The Indian government Thursday unveiled its railway budget for the financial year 2016-2017, promising that it would “reflect the aspirations of the people” and aim at restructuring and rejuvenating the world’s fourth largest rail network.
Presenting the budget in the parliament, Indian Railway Minister Suresh Prabhu said the focus was on “revenue, norms and structure” and the core objective was “to become an engine of economic growth, create employment and improve customer experience at the individual level.”
The planned budget outlay for the railways would be 1.21 trillion rupees ($17.6 billion), up about 20 percent from the current year’s estimated expenditure.
“My Ministry’s plans are designed around pride of passenger, speed of the train and development of the country,” said the 62-year-old minister, who left the heavily-subsidized passenger fares unchanged.
“We need to look beyond the current approach to expand the basket (of freight commodities). We will make sure we recapture the traffic,” he told India’s parliament, announcing plans for three new dedicated freight corridors across the country.
Prabhu also announced out three new trains – Humsafar, Tejas and Uday Express.
“India’s first rail auto hub to come up in Chennai. We will also introduce overnight double-decker trains on business travel routes. Fully unreserved superfast trains are also to be introduced on dense traffic routes,” he said.
Talking about passenger facilities and safety, the minister said mobile phone SMS facility would be provided so that commuters can request the cleaning of coaches and closed-circuit TV cameras would be installed at all tatkal (immediate) ticket counters.

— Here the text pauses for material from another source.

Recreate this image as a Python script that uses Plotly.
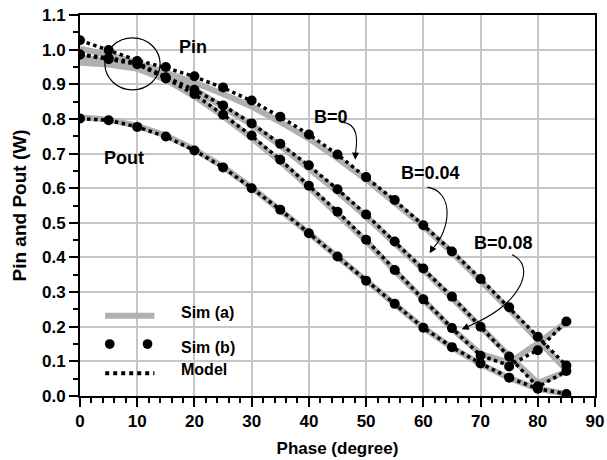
import plotly.graph_objects as go

# Phase sweep (degrees)
phase = [0, 5, 10, 15, 20, 25, 30, 35, 40, 45, 50, 55, 60, 65, 70, 75, 80, 85]

# Input power, B = 0
pin_b0_sim_a = [1.003, 0.985, 0.962, 0.935, 0.905, 0.872, 0.836, 0.791, 0.743, 0.686,
                0.625, 0.558, 0.490, 0.415, 0.335, 0.250, 0.162, 0.075]
pin_b0_sim_b = [1.027, 0.999, 0.967, 0.950, 0.923, 0.891, 0.853, 0.806, 0.755, 0.697,
                0.632, 0.566, 0.493, 0.417, 0.338, 0.256, 0.171, 0.088]
pin_b0_model = [1.027, 0.999, 0.969, 0.948, 0.922, 0.890, 0.852, 0.806, 0.755, 0.697,
                0.632, 0.565, 0.493, 0.418, 0.338, 0.256, 0.171, 0.088]

# Input power, B = 0.04
pin_b004_sim_a = [0.978, 0.968, 0.952, 0.925, 0.885, 0.836, 0.783, 0.723, 0.659, 0.590,
                  0.518, 0.442, 0.364, 0.283, 0.198, 0.116, 0.038, 0.070]
pin_b004_sim_b = [0.986, 0.976, 0.962, 0.920, 0.884, 0.839, 0.787, 0.728, 0.666, 0.597,
                  0.524, 0.446, 0.368, 0.287, 0.200, 0.114, 0.028, 0.072]
pin_b004_model = [0.986, 0.976, 0.962, 0.921, 0.884, 0.839, 0.787, 0.728, 0.665, 0.597,
                  0.524, 0.446, 0.368, 0.287, 0.200, 0.114, 0.026, 0.072]

# Input power, B = 0.08
pin_b008_sim_a = [0.962, 0.957, 0.945, 0.913, 0.865, 0.808, 0.745, 0.677, 0.603, 0.527,
                  0.447, 0.362, 0.276, 0.194, 0.122, 0.096, 0.152, 0.213]
pin_b008_sim_b = [0.986, 0.972, 0.958, 0.917, 0.872, 0.812, 0.752, 0.682, 0.607, 0.532,
                  0.451, 0.364, 0.279, 0.196, 0.116, 0.085, 0.132, 0.215]
pin_b008_model = [0.986, 0.972, 0.958, 0.917, 0.871, 0.812, 0.751, 0.682, 0.607, 0.532,
                  0.451, 0.364, 0.279, 0.196, 0.117, 0.088, 0.133, 0.215]

# Output power
pout_sim_a = [0.805, 0.798, 0.780, 0.752, 0.712, 0.662, 0.602, 0.538, 0.470, 0.402,
              0.332, 0.264, 0.197, 0.140, 0.092, 0.052, 0.021, 0.006]
pout_sim_b = [0.801, 0.796, 0.777, 0.749, 0.709, 0.660, 0.600, 0.538, 0.470, 0.403,
              0.333, 0.266, 0.197, 0.141, 0.094, 0.053, 0.021, 0.006]
pout_model = [0.801, 0.796, 0.777, 0.749, 0.709, 0.660, 0.600, 0.538, 0.470, 0.403,
              0.333, 0.266, 0.197, 0.141, 0.094, 0.053, 0.021, 0.006]

x_ticks = [0, 10, 20, 30, 40, 50, 60, 70, 80, 90]
y_ticks = [0.0, 0.1, 0.2, 0.3, 0.4, 0.5, 0.6, 0.7, 0.8, 0.9, 1.0, 1.1]

GRAY = "#b0b0b0"
FONT = "Liberation Sans, Arial, sans-serif"

sim_a = [pin_b0_sim_a, pin_b004_sim_a, pin_b008_sim_a, pout_sim_a]
sim_b = [pin_b0_sim_b, pin_b004_sim_b, pin_b008_sim_b, pout_sim_b]
model = [pin_b0_model, pin_b004_model, pin_b008_model, pout_model]

fig = go.Figure()
for ys in sim_a:
    fig.add_trace(go.Scatter(x=phase, y=ys, mode="lines",
                             line=dict(color=GRAY, width=6), showlegend=False,
                             hoverinfo="skip"))
for ys in model:
    fig.add_trace(go.Scatter(x=phase, y=ys, mode="lines",
                             line=dict(color="black", width=3.5, dash="dot"),
                             showlegend=False, hoverinfo="skip"))
for ys in sim_b:
    fig.add_trace(go.Scatter(x=phase, y=ys, mode="markers",
                             marker=dict(color="black", size=10), showlegend=False,
                             hoverinfo="skip"))

shapes = []
annotations = []

# Legend keys drawn inside the plot area
shapes.append(dict(type="line", xref="x", yref="y", x0=4.4, x1=13.0, y0=0.232, y1=0.232,
                   line=dict(color=GRAY, width=6)))
for cx in (5.2, 11.8):
    shapes.append(dict(type="circle", xref="x", yref="y", fillcolor="black",
                       line=dict(color="black", width=0),
                       x0=cx - 0.85, x1=cx + 0.85, y0=0.150 - 0.014, y1=0.150 + 0.014))
shapes.append(dict(type="line", xref="x", yref="y", x0=4.4, x1=13.0, y0=0.066, y1=0.066,
                   line=dict(color="black", width=4, dash="dot")))
for label, yy in (("Sim (a)", 0.240), ("Sim (b)", 0.140), ("Model", 0.077)):
    annotations.append(dict(x=17.3, y=yy, xref="x", yref="y", text=label, showarrow=False,
                            xanchor="left", yanchor="middle",
                            font=dict(size=16, family=FONT, color="black", weight="bold")))

# Circle marking the convergence of the input-power curves
shapes.append(dict(type="circle", xref="x", yref="y", x0=4.35, x1=14.0, y0=0.884, y1=1.034,
                   line=dict(color="black", width=1.2)))

# Curved pointers to each B curve
curves = [
    ("M 46.0,0.790 C 48.6,0.785 48.5,0.74 48.15,0.700", (48.1, 0.682), (48.15, 0.705)),
    ("M 60.7,0.603 C 65.5,0.590 64.8,0.480 61.6,0.425", (61.1, 0.412), (61.7, 0.428)),
    ("M 75.5,0.408 C 79.5,0.380 78.0,0.270 67.4,0.198", (66.7, 0.193), (67.6, 0.199)),
]
for path, tip, tail in curves:
    shapes.append(dict(type="path", xref="x", yref="y", path=path,
                       line=dict(color="black", width=1.1)))
    annotations.append(dict(x=tip[0], y=tip[1], ax=tail[0], ay=tail[1], xref="x", yref="y",
                            axref="x", ayref="y", text="", showarrow=True, arrowhead=2,
                            arrowsize=1.3, arrowwidth=1.1, arrowcolor="black", standoff=0))

for label, xx, yy in (("Pin", 19.8, 1.009), ("Pout", 7.7, 0.688), ("B=0", 43.8, 0.806),
                      ("B=0.04", 61.2, 0.644), ("B=0.08", 74.0, 0.441)):
    annotations.append(dict(x=xx, y=yy, xref="x", yref="y", text=label, showarrow=False,
                            xanchor="center", yanchor="middle",
                            font=dict(size=18, family=FONT, color="black", weight="bold")))

axis_common = dict(
    showline=True, linecolor="black", linewidth=2, mirror=True,
    ticks="outside", ticklen=9, tickwidth=2, tickcolor="black",
    showgrid=True, gridcolor="#c6c6c6", gridwidth=1.5, zeroline=False,
    automargin=False,
    tickfont=dict(size=17, family=FONT, color="black", weight="bold"),
)

fig.update_layout(
    width=607, height=460,
    margin=dict(l=80, r=12, t=15, b=64),
    paper_bgcolor="white", plot_bgcolor="white",
    font=dict(family=FONT, color="black"),
    showlegend=False,
    shapes=shapes,
    annotations=annotations,
    xaxis=dict(range=[0, 90], tickvals=x_ticks,
               minor=dict(dtick=2, ticks="outside", ticklen=5, tickwidth=1.5,
                          tickcolor="black", showgrid=False),
               title=dict(text="Phase (degree)", standoff=12,
                          font=dict(size=17, family=FONT, color="black", weight="bold")),
               **axis_common),
    yaxis=dict(range=[0, 1.1], tickvals=y_ticks, tickformat=".1f",
               minor=dict(dtick=0.05, ticks="outside", ticklen=5, tickwidth=1.5,
                          tickcolor="black", showgrid=False),
               title=dict(text="Pin and Pout (W)", standoff=10,
                          font=dict(size=19, family=FONT, color="black", weight="bold")),
               **axis_common),
)

fig.write_html("out.html")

“The Railways will re-develop at least 400 stations and will also introduce free Wi-Fi services in 100 new stations this year,” said the 62-year-old minister, who is a chartered accountant hand-picked by Prime Minister Narendra Modi to script a turnaround for the cash-strapped Indian Railways.
The state-run railways operate more than 12,000 trains, carrying 23 million passengers daily. But decades of neglect, low investment and subsidized fares have left the network in a shambles.
Experts say this year’s budget aims at rejuvenating the ailing railways.
“These are challenging times…We are faced with two headwinds, entirely beyond our control; tepid growth of our economy’s core sectors due to an international slowdown and the looming impact of the 7th pay commission,” Prabhu said earlier this week.